Neue Baustelle für Roland Koch
Der Ex-Ministerpräsident wird Chef der zweitgrößten deutschen Baugruppe Bilfinger Berger. Kritikern geht das zu schnell.
Mannheim. Umstrittener Wandel vom Landesvater zum Konzernlenker: Hessens ehemaliger Ministerpräsident Roland Koch (CDU) wird neuer Chef des zweitgrößten deutschen Baukonzerns Bilfinger Berger.
Der 52-Jährige wird zum 1. März 2011 Vorstandsmitglied und übernimmt zum 1. Juli für zunächst fünf Jahre den Vorstandsvorsitz, entschied der Aufsichtsrat einstimmig am Freitag.

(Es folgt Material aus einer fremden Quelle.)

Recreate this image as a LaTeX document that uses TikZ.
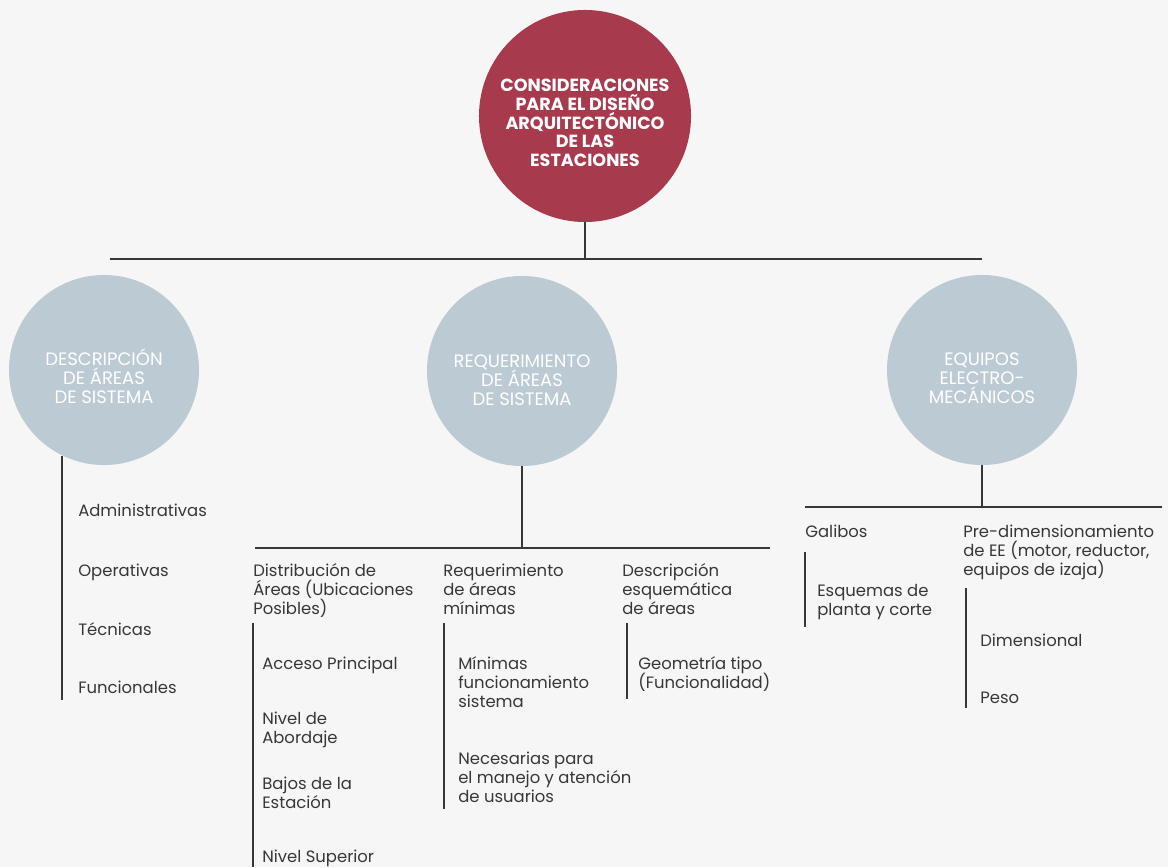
\documentclass[tikz,border=0pt]{standalone}
\usepackage{fontspec}
\setmainfont{Poppins}
\usetikzlibrary{positioning}
\definecolor{granate}{RGB}{168,58,78}
\definecolor{grisazul}{RGB}{188,202,211}
\definecolor{fondo}{RGB}{246,246,246}
\definecolor{tinta}{RGB}{55,55,55}
\lineskiplimit=-10pt

\tikzset{
  raiz/.style={circle,fill=granate,minimum size=5.3cm,inner sep=0pt},
  rama/.style={circle,fill=grisazul,minimum size=4.75cm,inner sep=0pt},
  titraiz/.style={inner sep=0pt,align=center,text=white,font=\bfseries\fontsize{12.5}{13.3}\selectfont},
  titrama/.style={inner sep=0pt,align=center,text=white,font=\fontsize{12.8}{13.5}\selectfont},
  texto/.style={anchor=base west,inner sep=0pt,align=left,text=tinta,font=\fontsize{11.7}{13.5}\selectfont},
  linea/.style={draw=tinta,line width=1.2pt}
}

\begin{document}
\begin{tikzpicture}[x=0.025cm,y=-0.025cm]
\fill[fondo] (0,0) rectangle (1168,867);
\useasboundingbox (0,0) rectangle (1168,867);

% circulo principal
\node[raiz] (cons) at (585,116) {};
\node[titraiz] (consT) at (585,123) {CONSIDERACIONES\\PARA EL DISEÑO\\ARQUITECTÓNICO\\DE LAS\\ESTACIONES};
\coordinate (busI) at (110,259);
\coordinate (busC) at (585,259);
\coordinate (busD) at (982,259);
\draw[linea] (busI) -- (busD);
\draw[linea] (cons.south) -- (busC);

% tres ramas
\node[rama] (desc) at (104,370) {};
\node[titrama] (descT) at (104,376) {DESCRIPCIÓN\\DE ÁREAS\\DE SISTEMA};
\node[rama] (req) at (522,371) {};
\node[titrama] (reqT) at (522,380) {REQUERIMIENTO\\DE ÁREAS\\DE SISTEMA};
\node[rama] (equ) at (982,370) {};
\node[titrama] (equT) at (982,378) {EQUIPOS\\ELECTRO-\\MECÁNICOS};

% descripcion de areas
\coordinate (descFin) at (63,700);
\draw[linea] (desc.244) -- (desc.244 |- descFin);
\node[texto] (adm) at (78,516) {Administrativas};
\node[texto] (ope) at (78,576) {Operativas};
\node[texto] (tec) at (78,635) {Técnicas};
\node[texto] (fun) at (78,693) {Funcionales};

% requerimiento de areas
\coordinate (reqI) at (255,548);
\coordinate (reqC) at (522,548);
\coordinate (reqD) at (770,548);
\draw[linea] (reqI) -- (reqD);
\draw[linea] (req.south) -- (reqC);
\node[texto] (dist) at (253,614) {Distribución de\\Áreas (Ubicaciones\\Posibles)};
\node[texto] (minr) at (443,614) {Requerimiento\\de áreas\\mínimas};
\node[texto] (esq) at (622,614) {Descripción\\esquemática\\de áreas};
\draw[linea] (253,623) -- (253,867);
\draw[linea] (444,623) -- (444,809);
\draw[linea] (627,623) -- (627,699);
\node[texto] (acc) at (262,669) {Acceso Principal};
\node[texto] (abo) at (262,743) {Nivel de\\Abordaje};
\node[texto] (baj) at (262,808) {Bajos de la\\Estación};
\node[texto] (sup) at (262,862) {Nivel Superior};
\node[texto] (mfs) at (458,707) {Mínimas\\funcionamiento\\sistema};
\node[texto] (nec) at (458,802) {Necesarias para\\el manejo y atención\\de usuarios};
\node[texto] (geo) at (638,688) {Geometría tipo\\(Funcionalidad)};

% equipos electromecanicos
\coordinate (equI) at (805,507);
\coordinate (equC) at (982,507);
\coordinate (equD) at (1162,507);
\draw[linea] (equI) -- (equD);
\draw[linea] (equ.south) -- (equC);
\node[texto] (gal) at (805,537) {Galibos};
\node[texto] (pre) at (963,575) {Pre-dimensionamiento\\de EE (motor, reductor,\\equipos de izaja)};
\draw[linea] (805,552) -- (805,627);
\draw[linea] (966,588) -- (966,708);
\node[texto] (plc) at (817,615) {Esquemas de\\planta y corte};
\node[texto] (dim) at (980,646) {Dimensional};
\node[texto] (pes) at (980,703) {Peso};
\end{tikzpicture}
\end{document}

Scharfe Kritik am schnellen Wechsel kam von Opposition und Anti-Korruptionsexperten.
Koch hatte im Mai überraschend seinen Rückzug aus der Politik angekündigt und schied Ende August nach elf Jahren an der hessischen Regierungsspitze aus dem Amt. Sein Wechsel sei "sehr gut zu verantworten", wehrte er sich gegen die Vorwürfe.
Koch folgt dem Beispiel anderer prominenter Politiker, die vor ihm in die Wirtschaft gewechselt waren, wie Ex-Bundeskanzler Gerhard Schröder (SPD). Der hatte unmittelbar nach seiner Wahlniederlage 2005 den Aufsichtsratsvorsitz bei der von Gazprom dominierten Ostsee-Pipeline übernommen und musste dafür heftige Kritik einstecken.
Bei der börsennotierten Bilfinger Berger AG tritt Koch die Nachfolge von Herbert Bodner (62) an, der nach zwölf Jahren als Vorsitzender in den Ruhestand geht. "Ich freue mich auf dieses Unternehmen, weil es ein sehr spannendes Unternehmen ist, das von Herrn Bodner und dem Vorstand in dem letzten Jahrzehnt in eine neue veränderte Dimension geführt worden ist", sagte Koch.
Die Börse reagierte am Freitag indes mit Enttäuschung. Zeitweise sackte der Kurs unter die Marke von 52 Euro.
Die "Bild"-Zeitung hatte bereits während Kochs Amtszeit im August über den Wechsel berichtet, die hessische Staatskanzlei hatte das damals aber harsch dementiert und von "Unfug" gesprochen.
Dennoch kursierten seit Wochen Gerüchte. Kritisiert wurde der mögliche Wechsel von den Grünen, der SPD und der Antikorruptions-Organisation Transparency International.
Die einstimmige Entscheidung des Aufsichtsrates zeige, dass Koch "neben anderen guten Kandidaten die allerbeste Wahl für Bilfinger Berger" sei, sagte Aufsichtsratschef Bernhard Walter.
Nach Walters Darstellung hatte "ein gemeinsamer Bekannter" die Männer zusammengebracht. Das erste konkrete Gespräch habe es aber erst am 18. September gegeben.
Als Ministerpräsident hat Koch Erfahrung mit Großprojekten gesammelt: Er setzte unter anderem die neue Landebahn am Frankfurter Flughafen durch. Dabei baut auch Bilfinger Berger mit.
Der hessische SPD-Generalsekretär Michael Roth forderte Koch auf, nicht zu dem Baukonzern zu gehen. "Jetzt wissen wir, was Roland Koch mit persönlicher Lebensplanung gemeint hat: Er erliegt dem Lockruf des Geldes." Roth verlangte einen Verhaltenskodex für in die Wirtschaft wechselnde Politiker.